Exercise material:

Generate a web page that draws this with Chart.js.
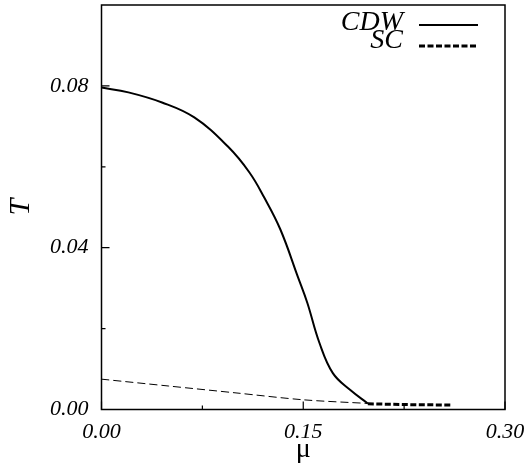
<!DOCTYPE html>
<html>
<head>
<meta charset="utf-8">
<script src="https://cdn.jsdelivr.net/npm/chart.js@4/dist/chart.umd.min.js"></script>
<style>
  html, body { margin: 0; padding: 0; background: #ffffff; }
  #wrap { width: 529px; height: 466px; position: relative; }
</style>
</head>
<body>
<div id="wrap"><canvas id="c"></canvas></div>
<script>
// ---- data ----
const cdwMu = [0.000, 0.020, 0.045, 0.069, 0.094, 0.110, 0.121, 0.133, 0.146, 0.153, 0.162, 0.172, 0.185, 0.198];
const cdwT  = [0.0796, 0.0784, 0.0759, 0.0722, 0.0650, 0.0586, 0.0524, 0.0445, 0.0328, 0.0264, 0.0165, 0.0090, 0.0048, 0.0015];

const scMu = [0.198, 0.230, 0.260];
const scT  = [0.0014, 0.0012, 0.0011];

const scSubMu = [0.000, 0.050, 0.100, 0.150, 0.198];
const scSubT  = [0.0075, 0.0058, 0.0041, 0.0024, 0.0015];

const xTicks = [0.00, 0.15, 0.30];
const yTicks = [0.00, 0.04, 0.08];
const xMinor = [0.075, 0.225];
const yMinor = [0.02, 0.06];

const labels = { x: 'μ', y: 'T', cdw: 'CDW', sc: 'SC' };

const pts = (xs, ys) => xs.map((v, i) => ({ x: v, y: ys[i] }));

const serif = '"Liberation Serif", "DejaVu Serif", serif';

const framePlugin = {
  id: 'frame',
  afterDatasetsDraw(chart) {
    const ctx = chart.ctx;
    const a = chart.chartArea;
    const xs = chart.scales.x, ys = chart.scales.y;
    ctx.save();
    ctx.strokeStyle = '#000';
    ctx.lineWidth = 1.5;
    ctx.strokeRect(a.left, a.top, a.right - a.left, a.bottom - a.top);
    ctx.lineWidth = 1.2;
    ctx.beginPath();
    xTicks.forEach(v => { const p = xs.getPixelForValue(v); ctx.moveTo(p, a.bottom); ctx.lineTo(p, a.bottom - 8); });
    xMinor.forEach(v => { const p = xs.getPixelForValue(v); ctx.moveTo(p, a.bottom); ctx.lineTo(p, a.bottom - 4); });
    yTicks.forEach(v => { const p = ys.getPixelForValue(v); ctx.moveTo(a.left, p); ctx.lineTo(a.left + 8, p); });
    yMinor.forEach(v => { const p = ys.getPixelForValue(v); ctx.moveTo(a.left, p); ctx.lineTo(a.left + 4, p); });
    ctx.stroke();

    // legend (text left of line sample)
    const entries = chart.data.datasets.filter(d => d.inLegend);
    const baselines = [30, 48];
    const lineYs = [25, 46];
    ctx.font = 'italic 28px ' + serif;
    ctx.fillStyle = '#000';
    ctx.textAlign = 'right';
    ctx.textBaseline = 'alphabetic';
    entries.forEach((d, i) => {
      ctx.fillText(d.label, 403, baselines[i]);
      ctx.beginPath();
      ctx.setLineDash(d.borderDash || []);
      ctx.lineWidth = d.borderWidth;
      ctx.strokeStyle = d.borderColor;
      ctx.moveTo(419, lineYs[i]);
      ctx.lineTo(478, lineYs[i]);
      ctx.stroke();
    });
    ctx.setLineDash([]);
    ctx.restore();
  }
};

new Chart(document.getElementById('c'), {
  type: 'line',
  data: {
    datasets: [
      {
        label: labels.cdw, inLegend: true,
        data: pts(cdwMu, cdwT),
        borderColor: '#000', borderWidth: 2,
        pointRadius: 0, tension: 0.4, fill: false
      },
      {
        label: labels.sc, inLegend: true,
        data: pts(scMu, scT),
        borderColor: '#000', borderWidth: 3, borderDash: [6, 2.5],
        pointRadius: 0, tension: 0, fill: false
      },
      {
        label: 'SC (CDW region)', inLegend: false,
        data: pts(scSubMu, scSubT),
        borderColor: '#000', borderWidth: 1, borderDash: [8, 4],
        pointRadius: 0, tension: 0.3, fill: false
      }
    ]
  },
  options: {
    responsive: true,
    maintainAspectRatio: false,
    animation: false,
    layout: { padding: { left: 0, right: 24, top: 5, bottom: 0 } },
    plugins: { legend: { display: false }, tooltip: { enabled: false } },
    scales: {
      x: {
        type: 'linear', min: 0, max: 0.3,
        grid: { display: false, drawTicks: false },
        border: { display: false },
        afterBuildTicks: s => { s.ticks = xTicks.map(v => ({ value: v })); },
        afterFit: s => { s.height = 56.5; s.paddingLeft = 0; s.paddingRight = 0; },
        ticks: {
          color: '#000', padding: 10, maxRotation: 0, autoSkip: false,
          font: { family: serif, size: 22, style: 'italic' },
          callback: v => Number(v).toFixed(2)
        },
        title: {
          display: true, text: labels.x, color: '#000',
          font: { family: serif, size: 28, lineHeight: 1 },
          padding: { top: 0, bottom: 2 }
        }
      },
      y: {
        type: 'linear', min: 0, max: 0.1,
        grid: { display: false, drawTicks: false },
        border: { display: false },
        afterBuildTicks: s => { s.ticks = yTicks.map(v => ({ value: v })); },
        afterFit: s => { s.width = 101.5; s.paddingTop = 0; s.paddingBottom = 0; },
        ticks: {
          color: '#000', padding: 13, autoSkip: false,
          font: { family: serif, size: 22, style: 'italic' },
          callback: v => Number(v).toFixed(2)
        },
        title: {
          display: true, text: labels.y, color: '#000',
          font: { family: serif, size: 30, style: 'italic', lineHeight: 1 },
          padding: { top: 6, bottom: 0 }
        }
      }
    }
  },
  plugins: [framePlugin]
});
</script>
</body>
</html>
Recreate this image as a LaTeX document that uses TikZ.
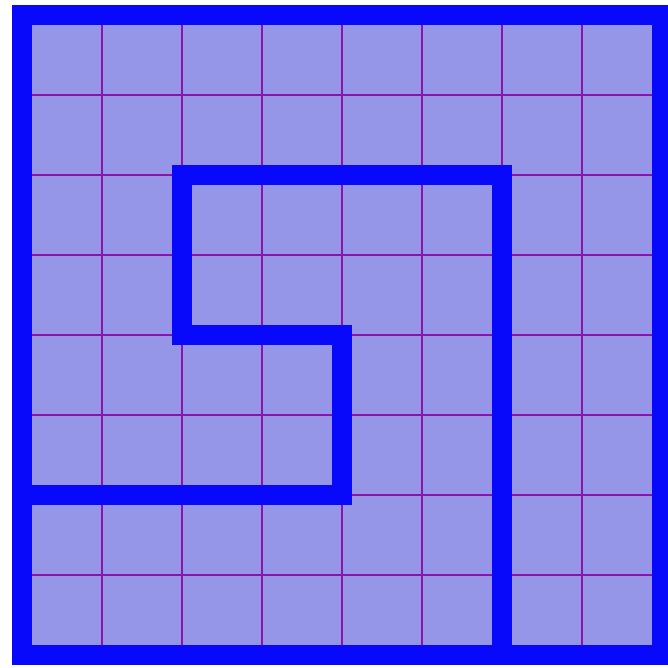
\documentclass[tikz,border=0pt]{standalone}
\definecolor{wallblue}{RGB}{8,8,250}
\definecolor{cellfill}{RGB}{150,150,232}
\definecolor{gridpurple}{RGB}{140,20,170}
\tikzset{
  wall/.style={draw=wallblue,line width=20pt,line cap=square,line join=miter},
  gridline/.style={draw=gridpurple,line width=1.6pt},
}
\begin{document}
\begin{tikzpicture}[x=1pt,y=-1pt]
\useasboundingbox (0,0) rectangle (668,667);
\fill[white] (0,0) rectangle (668,667);
\fill[cellfill] (22,15) rectangle (662,655);
\foreach \i in {1,...,7} {
  \draw[gridline] ({22+80*\i},15) -- ({22+80*\i},655);
  \draw[gridline] (22,{15+80*\i}) -- (662,{15+80*\i});
}
\draw[wall] (22,15) rectangle (662,655);
\draw[wall] (22,495) -- (342,495) -- (342,335) -- (182,335) -- (182,175) -- (502,175) -- (502,655);
\end{tikzpicture}
\end{document}
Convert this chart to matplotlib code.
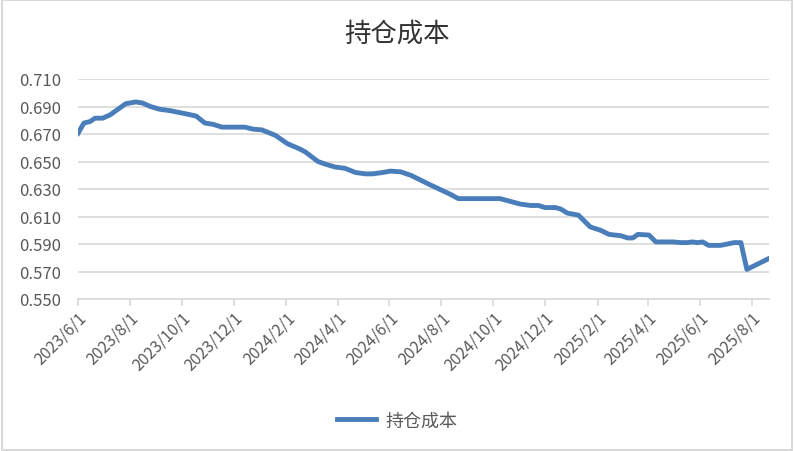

Exercise instructions: Look through the listing above. Pick out each line with "this" and copy it.

Correct output:
Generate a web page that draws this with Chart.js.
Recreate this image as a LaTeX document that uses TikZ.
Convert this chart to matplotlib code.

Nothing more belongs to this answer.